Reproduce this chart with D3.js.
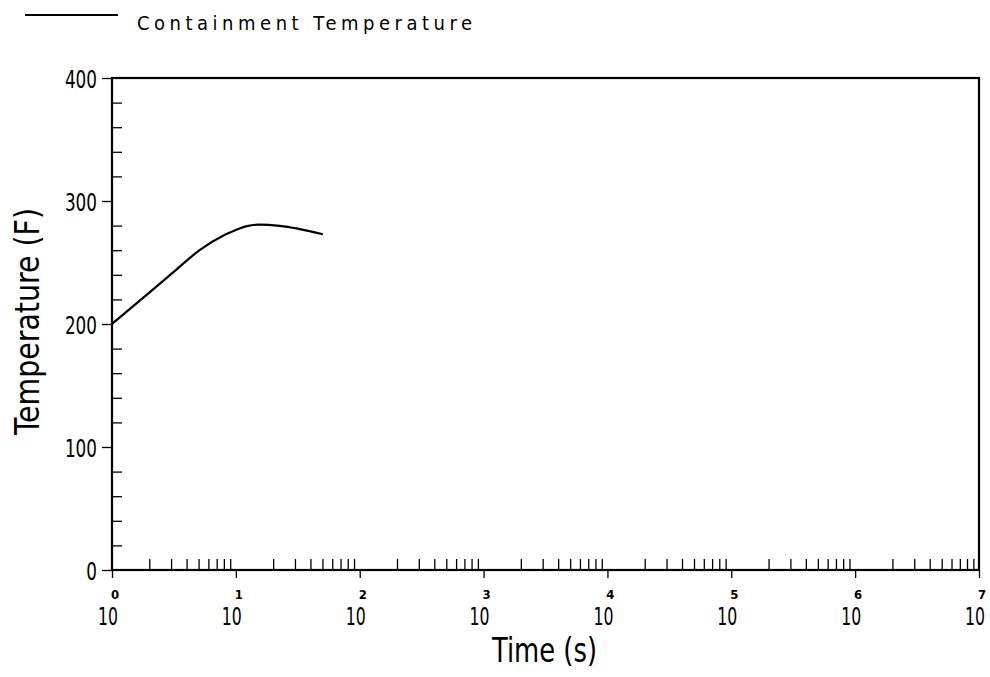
<!DOCTYPE html>
<html>
<head>
<meta charset="utf-8">
<script src="https://cdn.jsdelivr.net/npm/d3@7"></script>
<style>
  body { margin: 0; background: #fff; }
  svg text { font-family: "DejaVu Sans Condensed", "Liberation Sans Narrow", "DejaVu Sans", sans-serif; fill: #000; }
</style>
</head>
<body>
<svg id="chart" width="990" height="677"></svg>
<script>

// values
const timeS = [1, 2, 3, 5.1, 8.15, 10, 12.3, 15.6, 22.6, 50.4];
const tempF = [200, 225.5, 240.5, 260, 272.5, 276.5, 279.6, 280.8, 279.8, 273];

const yMajor = [0, 100, 200, 300, 400];
const yMinor = d3.range(0, 401, 20).filter(function(v){ return v % 100 != 0 });
const xExponents = [0, 1, 2, 3, 4, 5, 6, 7];
const seriesName = "Containment Temperature";

let svg = d3.select('#chart'),
    margin = {top: 78, right: 11, bottom: 107, left: 112},
    width = 990 - margin.left - margin.right,
    height = 677 - margin.top - margin.bottom;

let g = svg.append("g")
    .attr("transform", `translate(${margin.left},${margin.top})`);

let xScale = d3.scaleLog()
    .domain([1, 1e7])
    .range([0, width]);

let yScale = d3.scaleLinear()
    .domain([0, 400])
    .range([height, 0]);

// minor ticks 2..9 per decade
let xMinor = [];
xExponents.slice(0, -1).forEach(function(e){
    for (let k = 2; k <= 9; k++) xMinor.push(k * Math.pow(10, e));
});
let xMajor = xExponents.map(function(e){ return Math.pow(10, e) });

function styleAxis(sel){
    sel.select(".domain").remove();
    sel.selectAll("line").attr("stroke", "#000").attr("stroke-width", 1.3);
    sel.selectAll("text").remove();
}

// x ticks
g.append("g")
    .attr("transform", `translate(0,${height})`)
    .call(d3.axisBottom(xScale).tickValues(xMajor).tickSize(8).tickFormat(""))
    .call(styleAxis);

g.append("g")
    .attr("transform", `translate(0,${height})`)
    .call(d3.axisTop(xScale).tickValues(xMinor).tickSize(11).tickFormat(""))
    .call(styleAxis);

// y ticks
g.append("g")
    .call(d3.axisLeft(yScale).tickValues(yMajor).tickSize(10).tickFormat(""))
    .call(styleAxis);

g.append("g")
    .call(d3.axisRight(yScale).tickValues(yMinor).tickSize(10).tickFormat(""))
    .call(styleAxis);

// frame
g.append("rect")
    .attr("width", width)
    .attr("height", height)
    .attr("fill", "none")
    .attr("stroke", "#000")
    .attr("stroke-width", 2.2);

// y tick labels
g.selectAll(".ylab")
    .data(yMajor)
    .enter()
    .append("text")
    .attr("x", -15)
    .attr("y", function(d){ return yScale(d) + 10 })
    .attr("text-anchor", "end")
    .attr("font-size", 25)
    .attr("font-weight", 300)
    .attr("textLength", function(d){ return String(d).length * 10.7 })
    .attr("lengthAdjust", "spacingAndGlyphs")
    .text(function(d){ return d });

// x tick labels: 10 with exponent above
let xl = g.selectAll(".xlab")
    .data(xExponents)
    .enter()
    .append("g")
    .attr("transform", function(d){ return `translate(${xScale(Math.pow(10, d))},${height})` });

xl.append("text")
    .attr("x", -14)
    .attr("y", 55)
    .attr("font-size", 25)
    .attr("font-weight", 300)
    .attr("textLength", 20)
    .attr("lengthAdjust", "spacingAndGlyphs")
    .text("10");

xl.append("text")
    .attr("x", 3)
    .attr("y", 29)
    .attr("text-anchor", "middle")
    .attr("font-size", 13)
    .attr("font-weight", "bold")
    .text(function(d){ return d });

// axis titles
svg.append("text")
    .attr("x", 492)
    .attr("y", 662)
    .attr("font-size", 33)
    .attr("font-weight", 200)
    .attr("textLength", 105)
    .attr("lengthAdjust", "spacingAndGlyphs")
    .text("Time (s)");

svg.append("text")
    .attr("transform", "translate(39,435) rotate(-90)")
    .attr("font-size", 33)
    .attr("font-weight", 200)
    .attr("textLength", 227)
    .attr("lengthAdjust", "spacingAndGlyphs")
    .text("Temperature (F)");

// curve
let line = d3.line()
    .x(function(d){ return xScale(d[0]) })
    .y(function(d){ return yScale(d[1]) })
    .curve(d3.curveMonotoneX);

g.append("path")
    .datum(timeS.map(function(t, i){ return [t, tempF[i]] }))
    .attr("d", line)
    .attr("fill", "none")
    .attr("stroke", "#000")
    .attr("stroke-width", 2.2);

// legend
svg.append("line")
    .attr("x1", 25).attr("x2", 118)
    .attr("y1", 15).attr("y2", 15)
    .attr("stroke", "#000")
    .attr("stroke-width", 2);

svg.append("text")
    .attr("x", 137)
    .attr("y", 30)
    .attr("font-size", 20)
    .attr("font-weight", 300)
    .attr("textLength", 335)
    .attr("lengthAdjust", "spacing")
    .text(seriesName);

</script>
</body>
</html>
========
== TASK DIRECTIONS ==
Pictures are excluded; output everything else in the data verbatim.

== RESULT FOR THIS EXERCISE ==
Reproduce this chart with D3.js.
<!DOCTYPE html>
<html>
<head>
<meta charset="utf-8">
<script src="https://cdn.jsdelivr.net/npm/d3@7"></script>
<style>
  body { margin: 0; background: #fff; }
  svg text { font-family: "DejaVu Sans Condensed", "Liberation Sans Narrow", "DejaVu Sans", sans-serif; fill: #000; }
</style>
</head>
<body>
<svg id="chart" width="990" height="677"></svg>
<script>

// values
const timeS = [1, 2, 3, 5.1, 8.15, 10, 12.3, 15.6, 22.6, 50.4];
const tempF = [200, 225.5, 240.5, 260, 272.5, 276.5, 279.6, 280.8, 279.8, 273];

const yMajor = [0, 100, 200, 300, 400];
const yMinor = d3.range(0, 401, 20).filter(function(v){ return v % 100 != 0 });
const xExponents = [0, 1, 2, 3, 4, 5, 6, 7];
const seriesName = "Containment Temperature";

let svg = d3.select('#chart'),
    margin = {top: 78, right: 11, bottom: 107, left: 112},
    width = 990 - margin.left - margin.right,
    height = 677 - margin.top - margin.bottom;

let g = svg.append("g")
    .attr("transform", `translate(${margin.left},${margin.top})`);

let xScale = d3.scaleLog()
    .domain([1, 1e7])
    .range([0, width]);

let yScale = d3.scaleLinear()
    .domain([0, 400])
    .range([height, 0]);

// minor ticks 2..9 per decade
let xMinor = [];
xExponents.slice(0, -1).forEach(function(e){
    for (let k = 2; k <= 9; k++) xMinor.push(k * Math.pow(10, e));
});
let xMajor = xExponents.map(function(e){ return Math.pow(10, e) });

function styleAxis(sel){
    sel.select(".domain").remove();
    sel.selectAll("line").attr("stroke", "#000").attr("stroke-width", 1.3);
    sel.selectAll("text").remove();
}

// x ticks
g.append("g")
    .attr("transform", `translate(0,${height})`)
    .call(d3.axisBottom(xScale).tickValues(xMajor).tickSize(8).tickFormat(""))
    .call(styleAxis);

g.append("g")
    .attr("transform", `translate(0,${height})`)
    .call(d3.axisTop(xScale).tickValues(xMinor).tickSize(11).tickFormat(""))
    .call(styleAxis);

// y ticks
g.append("g")
    .call(d3.axisLeft(yScale).tickValues(yMajor).tickSize(10).tickFormat(""))
    .call(styleAxis);

g.append("g")
    .call(d3.axisRight(yScale).tickValues(yMinor).tickSize(10).tickFormat(""))
    .call(styleAxis);

// frame
g.append("rect")
    .attr("width", width)
    .attr("height", height)
    .attr("fill", "none")
    .attr("stroke", "#000")
    .attr("stroke-width", 2.2);

// y tick labels
g.selectAll(".ylab")
    .data(yMajor)
    .enter()
    .append("text")
    .attr("x", -15)
    .attr("y", function(d){ return yScale(d) + 10 })
    .attr("text-anchor", "end")
    .attr("font-size", 25)
    .attr("font-weight", 300)
    .attr("textLength", function(d){ return String(d).length * 10.7 })
    .attr("lengthAdjust", "spacingAndGlyphs")
    .text(function(d){ return d });

// x tick labels: 10 with exponent above
let xl = g.selectAll(".xlab")
    .data(xExponents)
    .enter()
    .append("g")
    .attr("transform", function(d){ return `translate(${xScale(Math.pow(10, d))},${height})` });

xl.append("text")
    .attr("x", -14)
    .attr("y", 55)
    .attr("font-size", 25)
    .attr("font-weight", 300)
    .attr("textLength", 20)
    .attr("lengthAdjust", "spacingAndGlyphs")
    .text("10");

xl.append("text")
    .attr("x", 3)
    .attr("y", 29)
    .attr("text-anchor", "middle")
    .attr("font-size", 13)
    .attr("font-weight", "bold")
    .text(function(d){ return d });

// axis titles
svg.append("text")
    .attr("x", 492)
    .attr("y", 662)
    .attr("font-size", 33)
    .attr("font-weight", 200)
    .attr("textLength", 105)
    .attr("lengthAdjust", "spacingAndGlyphs")
    .text("Time (s)");

svg.append("text")
    .attr("transform", "translate(39,435) rotate(-90)")
    .attr("font-size", 33)
    .attr("font-weight", 200)
    .attr("textLength", 227)
    .attr("lengthAdjust", "spacingAndGlyphs")
    .text("Temperature (F)");

// curve
let line = d3.line()
    .x(function(d){ return xScale(d[0]) })
    .y(function(d){ return yScale(d[1]) })
    .curve(d3.curveMonotoneX);

g.append("path")
    .datum(timeS.map(function(t, i){ return [t, tempF[i]] }))
    .attr("d", line)
    .attr("fill", "none")
    .attr("stroke", "#000")
    .attr("stroke-width", 2.2);

// legend
svg.append("line")
    .attr("x1", 25).attr("x2", 118)
    .attr("y1", 15).attr("y2", 15)
    .attr("stroke", "#000")
    .attr("stroke-width", 2);

svg.append("text")
    .attr("x", 137)
    .attr("y", 30)
    .attr("font-size", 20)
    .attr("font-weight", 300)
    .attr("textLength", 335)
    .attr("lengthAdjust", "spacing")
    .text(seriesName);

</script>
</body>
</html>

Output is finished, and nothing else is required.